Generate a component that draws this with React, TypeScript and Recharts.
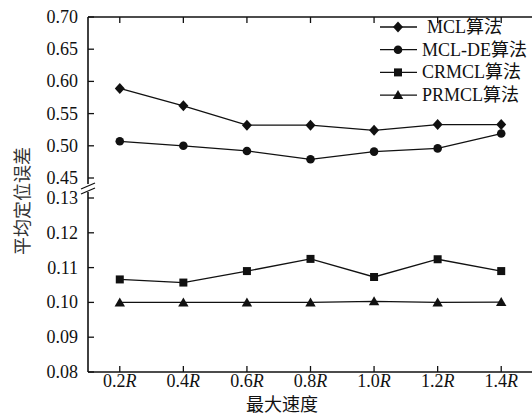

...

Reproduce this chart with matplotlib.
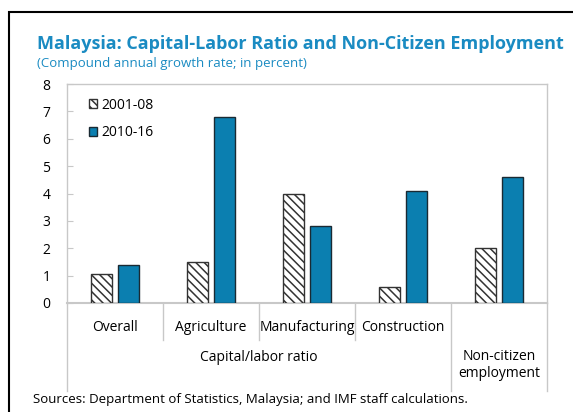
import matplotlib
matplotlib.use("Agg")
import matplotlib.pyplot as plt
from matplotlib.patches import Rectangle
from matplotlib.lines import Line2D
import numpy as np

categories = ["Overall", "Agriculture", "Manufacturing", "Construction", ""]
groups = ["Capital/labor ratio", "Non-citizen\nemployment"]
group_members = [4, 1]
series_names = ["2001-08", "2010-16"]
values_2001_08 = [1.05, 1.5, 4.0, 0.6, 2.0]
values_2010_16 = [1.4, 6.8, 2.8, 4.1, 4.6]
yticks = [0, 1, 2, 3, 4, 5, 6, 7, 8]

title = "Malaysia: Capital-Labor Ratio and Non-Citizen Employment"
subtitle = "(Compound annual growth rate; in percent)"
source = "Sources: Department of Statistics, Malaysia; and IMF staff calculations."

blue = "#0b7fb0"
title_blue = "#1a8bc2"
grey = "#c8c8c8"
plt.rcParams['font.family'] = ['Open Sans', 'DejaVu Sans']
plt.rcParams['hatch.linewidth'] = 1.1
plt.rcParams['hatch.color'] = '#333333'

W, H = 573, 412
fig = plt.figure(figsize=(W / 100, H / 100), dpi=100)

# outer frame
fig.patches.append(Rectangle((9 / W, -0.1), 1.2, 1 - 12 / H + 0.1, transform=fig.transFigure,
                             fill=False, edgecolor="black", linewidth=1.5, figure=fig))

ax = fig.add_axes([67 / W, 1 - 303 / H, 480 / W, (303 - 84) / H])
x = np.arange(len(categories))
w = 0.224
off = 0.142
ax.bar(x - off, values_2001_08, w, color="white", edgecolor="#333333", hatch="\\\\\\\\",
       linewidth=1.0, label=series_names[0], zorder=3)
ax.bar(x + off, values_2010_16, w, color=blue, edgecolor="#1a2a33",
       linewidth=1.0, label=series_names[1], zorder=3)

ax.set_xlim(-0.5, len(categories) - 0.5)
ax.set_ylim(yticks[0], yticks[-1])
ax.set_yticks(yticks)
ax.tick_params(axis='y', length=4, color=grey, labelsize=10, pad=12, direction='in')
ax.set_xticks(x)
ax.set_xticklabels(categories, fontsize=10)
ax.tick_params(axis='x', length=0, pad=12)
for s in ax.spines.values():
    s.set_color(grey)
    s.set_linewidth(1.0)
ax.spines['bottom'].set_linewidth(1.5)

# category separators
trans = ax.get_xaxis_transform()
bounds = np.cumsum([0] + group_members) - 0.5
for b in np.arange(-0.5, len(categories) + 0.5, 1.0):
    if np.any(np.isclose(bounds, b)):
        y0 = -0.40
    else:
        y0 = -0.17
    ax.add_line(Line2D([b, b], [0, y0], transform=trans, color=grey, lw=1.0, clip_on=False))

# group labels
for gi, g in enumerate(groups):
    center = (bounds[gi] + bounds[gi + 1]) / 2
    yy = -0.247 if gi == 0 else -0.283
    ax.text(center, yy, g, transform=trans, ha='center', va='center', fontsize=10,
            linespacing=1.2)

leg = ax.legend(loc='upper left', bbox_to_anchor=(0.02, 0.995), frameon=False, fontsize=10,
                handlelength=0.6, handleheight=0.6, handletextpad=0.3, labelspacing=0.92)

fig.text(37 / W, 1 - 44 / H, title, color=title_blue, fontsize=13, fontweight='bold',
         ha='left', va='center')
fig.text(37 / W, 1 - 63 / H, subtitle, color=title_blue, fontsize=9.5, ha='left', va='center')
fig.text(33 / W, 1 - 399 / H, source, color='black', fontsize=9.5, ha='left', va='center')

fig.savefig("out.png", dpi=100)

▶ _WRITTEN TASK_
Skip the pictures and repeat, word for word, the lines from the one containing "Reproduce this chart with matplotlib." to the one containing "ax.spines['bottom'].set_linewidth(1.5)", keeping both of those lines.

▶ _RESPONSE BELOW_
Reproduce this chart with matplotlib.
import matplotlib
matplotlib.use("Agg")
import matplotlib.pyplot as plt
from matplotlib.patches import Rectangle
from matplotlib.lines import Line2D
import numpy as np

categories = ["Overall", "Agriculture", "Manufacturing", "Construction", ""]
groups = ["Capital/labor ratio", "Non-citizen\nemployment"]
group_members = [4, 1]
series_names = ["2001-08", "2010-16"]
values_2001_08 = [1.05, 1.5, 4.0, 0.6, 2.0]
values_2010_16 = [1.4, 6.8, 2.8, 4.1, 4.6]
yticks = [0, 1, 2, 3, 4, 5, 6, 7, 8]

title = "Malaysia: Capital-Labor Ratio and Non-Citizen Employment"
subtitle = "(Compound annual growth rate; in percent)"
source = "Sources: Department of Statistics, Malaysia; and IMF staff calculations."

blue = "#0b7fb0"
title_blue = "#1a8bc2"
grey = "#c8c8c8"
plt.rcParams['font.family'] = ['Open Sans', 'DejaVu Sans']
plt.rcParams['hatch.linewidth'] = 1.1
plt.rcParams['hatch.color'] = '#333333'

W, H = 573, 412
fig = plt.figure(figsize=(W / 100, H / 100), dpi=100)

# outer frame
fig.patches.append(Rectangle((9 / W, -0.1), 1.2, 1 - 12 / H + 0.1, transform=fig.transFigure,
                             fill=False, edgecolor="black", linewidth=1.5, figure=fig))

ax = fig.add_axes([67 / W, 1 - 303 / H, 480 / W, (303 - 84) / H])
x = np.arange(len(categories))
w = 0.224
off = 0.142
ax.bar(x - off, values_2001_08, w, color="white", edgecolor="#333333", hatch="\\\\\\\\",
       linewidth=1.0, label=series_names[0], zorder=3)
ax.bar(x + off, values_2010_16, w, color=blue, edgecolor="#1a2a33",
       linewidth=1.0, label=series_names[1], zorder=3)

ax.set_xlim(-0.5, len(categories) - 0.5)
ax.set_ylim(yticks[0], yticks[-1])
ax.set_yticks(yticks)
ax.tick_params(axis='y', length=4, color=grey, labelsize=10, pad=12, direction='in')
ax.set_xticks(x)
ax.set_xticklabels(categories, fontsize=10)
ax.tick_params(axis='x', length=0, pad=12)
for s in ax.spines.values():
    s.set_color(grey)
    s.set_linewidth(1.0)
ax.spines['bottom'].set_linewidth(1.5)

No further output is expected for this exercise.